* Task prompt: Scan the data. Collect each line that contains the word "matplotlib".

▶

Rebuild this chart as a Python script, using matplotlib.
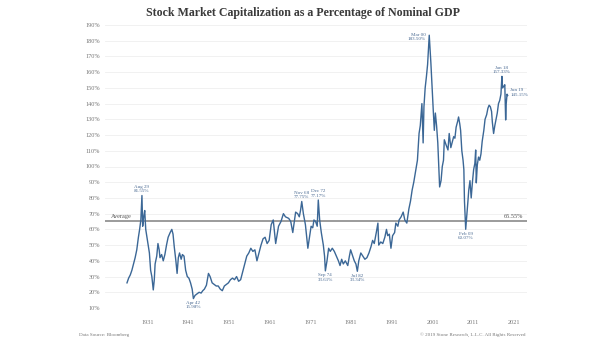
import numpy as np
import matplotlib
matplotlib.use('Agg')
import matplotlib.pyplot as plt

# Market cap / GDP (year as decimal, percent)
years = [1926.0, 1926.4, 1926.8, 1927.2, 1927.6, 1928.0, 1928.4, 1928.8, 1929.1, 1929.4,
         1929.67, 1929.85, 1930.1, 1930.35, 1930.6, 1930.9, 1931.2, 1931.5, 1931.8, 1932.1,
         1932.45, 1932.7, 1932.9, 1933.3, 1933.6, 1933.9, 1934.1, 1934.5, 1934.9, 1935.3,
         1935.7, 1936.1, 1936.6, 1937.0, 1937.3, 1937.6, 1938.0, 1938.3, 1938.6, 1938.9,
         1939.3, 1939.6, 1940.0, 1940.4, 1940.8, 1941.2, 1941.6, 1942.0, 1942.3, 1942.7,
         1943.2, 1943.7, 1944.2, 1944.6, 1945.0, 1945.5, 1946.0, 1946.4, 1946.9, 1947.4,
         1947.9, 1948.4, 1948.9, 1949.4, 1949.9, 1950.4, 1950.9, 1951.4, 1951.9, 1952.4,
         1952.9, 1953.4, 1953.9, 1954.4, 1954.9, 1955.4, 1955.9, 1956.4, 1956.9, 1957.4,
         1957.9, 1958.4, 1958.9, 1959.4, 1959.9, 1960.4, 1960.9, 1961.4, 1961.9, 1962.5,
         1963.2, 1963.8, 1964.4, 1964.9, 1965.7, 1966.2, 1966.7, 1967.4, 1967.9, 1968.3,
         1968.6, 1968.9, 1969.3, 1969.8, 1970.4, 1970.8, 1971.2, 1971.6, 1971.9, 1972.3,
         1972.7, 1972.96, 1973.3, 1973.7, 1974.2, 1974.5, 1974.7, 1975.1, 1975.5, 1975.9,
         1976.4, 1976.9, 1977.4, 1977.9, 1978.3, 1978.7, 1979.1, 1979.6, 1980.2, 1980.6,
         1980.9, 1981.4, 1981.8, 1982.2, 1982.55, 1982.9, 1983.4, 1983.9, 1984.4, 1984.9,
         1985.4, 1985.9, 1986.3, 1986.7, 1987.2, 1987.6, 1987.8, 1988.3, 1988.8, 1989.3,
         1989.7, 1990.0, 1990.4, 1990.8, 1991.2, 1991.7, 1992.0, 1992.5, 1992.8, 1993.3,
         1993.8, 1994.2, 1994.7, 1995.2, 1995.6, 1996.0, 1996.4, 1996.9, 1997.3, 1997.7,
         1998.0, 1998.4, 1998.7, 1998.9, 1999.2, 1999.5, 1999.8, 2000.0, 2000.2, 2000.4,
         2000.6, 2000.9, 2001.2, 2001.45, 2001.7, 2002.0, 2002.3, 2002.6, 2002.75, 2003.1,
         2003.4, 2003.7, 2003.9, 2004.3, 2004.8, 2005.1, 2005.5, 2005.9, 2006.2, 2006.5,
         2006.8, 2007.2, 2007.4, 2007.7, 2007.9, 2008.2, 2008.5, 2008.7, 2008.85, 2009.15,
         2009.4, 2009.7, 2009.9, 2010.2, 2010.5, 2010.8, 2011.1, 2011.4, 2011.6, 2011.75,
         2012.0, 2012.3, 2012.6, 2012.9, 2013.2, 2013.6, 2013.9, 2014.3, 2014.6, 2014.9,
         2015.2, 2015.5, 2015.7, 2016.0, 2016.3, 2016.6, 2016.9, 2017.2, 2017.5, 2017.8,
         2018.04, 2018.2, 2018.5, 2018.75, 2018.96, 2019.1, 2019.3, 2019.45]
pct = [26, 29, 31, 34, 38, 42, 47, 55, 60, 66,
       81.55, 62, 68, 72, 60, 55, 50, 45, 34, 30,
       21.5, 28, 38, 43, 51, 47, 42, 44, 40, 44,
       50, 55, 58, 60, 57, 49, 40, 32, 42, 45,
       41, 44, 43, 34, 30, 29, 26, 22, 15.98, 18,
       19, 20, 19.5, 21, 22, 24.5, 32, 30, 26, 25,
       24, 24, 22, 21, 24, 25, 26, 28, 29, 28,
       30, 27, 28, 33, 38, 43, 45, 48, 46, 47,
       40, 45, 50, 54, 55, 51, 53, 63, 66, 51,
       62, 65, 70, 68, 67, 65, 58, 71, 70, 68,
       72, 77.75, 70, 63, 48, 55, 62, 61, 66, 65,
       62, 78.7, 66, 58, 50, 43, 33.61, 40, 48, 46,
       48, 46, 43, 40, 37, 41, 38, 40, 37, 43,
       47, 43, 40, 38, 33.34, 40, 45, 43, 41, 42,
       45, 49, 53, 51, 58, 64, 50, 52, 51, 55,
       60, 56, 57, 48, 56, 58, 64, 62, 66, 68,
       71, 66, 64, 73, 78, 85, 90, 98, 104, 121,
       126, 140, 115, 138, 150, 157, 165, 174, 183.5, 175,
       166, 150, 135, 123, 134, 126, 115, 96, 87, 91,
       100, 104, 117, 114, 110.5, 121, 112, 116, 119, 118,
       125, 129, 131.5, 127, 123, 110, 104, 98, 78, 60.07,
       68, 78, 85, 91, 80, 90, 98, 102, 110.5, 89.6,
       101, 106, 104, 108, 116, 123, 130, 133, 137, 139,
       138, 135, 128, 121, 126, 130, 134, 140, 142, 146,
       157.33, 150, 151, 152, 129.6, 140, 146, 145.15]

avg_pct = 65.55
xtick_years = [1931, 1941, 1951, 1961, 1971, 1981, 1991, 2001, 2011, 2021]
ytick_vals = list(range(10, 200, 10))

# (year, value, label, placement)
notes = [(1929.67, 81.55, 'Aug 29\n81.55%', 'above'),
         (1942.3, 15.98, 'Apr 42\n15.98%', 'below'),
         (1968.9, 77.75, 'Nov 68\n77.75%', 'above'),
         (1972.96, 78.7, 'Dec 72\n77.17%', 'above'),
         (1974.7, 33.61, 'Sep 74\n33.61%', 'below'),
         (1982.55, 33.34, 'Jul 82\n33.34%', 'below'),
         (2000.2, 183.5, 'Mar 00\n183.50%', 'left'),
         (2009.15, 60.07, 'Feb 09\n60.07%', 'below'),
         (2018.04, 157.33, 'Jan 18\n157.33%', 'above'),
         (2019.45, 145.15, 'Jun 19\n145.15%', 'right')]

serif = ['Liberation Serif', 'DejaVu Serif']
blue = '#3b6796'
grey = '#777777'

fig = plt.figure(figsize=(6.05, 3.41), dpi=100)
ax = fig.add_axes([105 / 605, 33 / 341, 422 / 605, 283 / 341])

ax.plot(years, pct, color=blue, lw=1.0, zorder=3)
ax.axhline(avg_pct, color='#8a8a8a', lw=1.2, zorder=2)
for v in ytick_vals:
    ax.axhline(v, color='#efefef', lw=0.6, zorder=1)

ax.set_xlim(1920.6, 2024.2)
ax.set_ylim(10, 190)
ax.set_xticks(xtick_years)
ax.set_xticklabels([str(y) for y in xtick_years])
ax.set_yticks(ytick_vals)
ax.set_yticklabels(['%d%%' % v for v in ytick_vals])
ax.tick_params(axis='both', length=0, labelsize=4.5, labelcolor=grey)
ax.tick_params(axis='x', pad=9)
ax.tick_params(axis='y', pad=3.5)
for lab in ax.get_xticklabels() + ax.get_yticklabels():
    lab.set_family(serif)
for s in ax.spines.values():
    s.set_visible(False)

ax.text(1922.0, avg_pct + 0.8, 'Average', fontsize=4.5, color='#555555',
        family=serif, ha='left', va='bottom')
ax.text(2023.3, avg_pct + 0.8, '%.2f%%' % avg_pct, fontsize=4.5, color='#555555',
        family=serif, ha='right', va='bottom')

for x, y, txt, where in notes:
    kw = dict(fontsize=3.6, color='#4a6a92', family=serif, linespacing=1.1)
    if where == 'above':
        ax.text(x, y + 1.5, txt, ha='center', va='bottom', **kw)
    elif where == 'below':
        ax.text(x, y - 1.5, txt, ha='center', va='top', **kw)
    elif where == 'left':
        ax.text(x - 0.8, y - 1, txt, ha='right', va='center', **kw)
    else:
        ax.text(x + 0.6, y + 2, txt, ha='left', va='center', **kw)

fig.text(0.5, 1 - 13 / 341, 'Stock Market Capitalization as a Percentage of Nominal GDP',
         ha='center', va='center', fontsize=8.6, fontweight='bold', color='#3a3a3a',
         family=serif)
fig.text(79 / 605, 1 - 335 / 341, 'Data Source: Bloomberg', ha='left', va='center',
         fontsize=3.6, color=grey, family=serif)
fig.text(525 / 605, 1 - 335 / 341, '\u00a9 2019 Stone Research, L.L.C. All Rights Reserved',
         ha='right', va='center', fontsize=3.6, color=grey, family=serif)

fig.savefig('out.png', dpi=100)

◀

* Answer to the exercise:
Rebuild this chart as a Python script, using matplotlib.
import matplotlib
matplotlib.use('Agg')
import matplotlib.pyplot as plt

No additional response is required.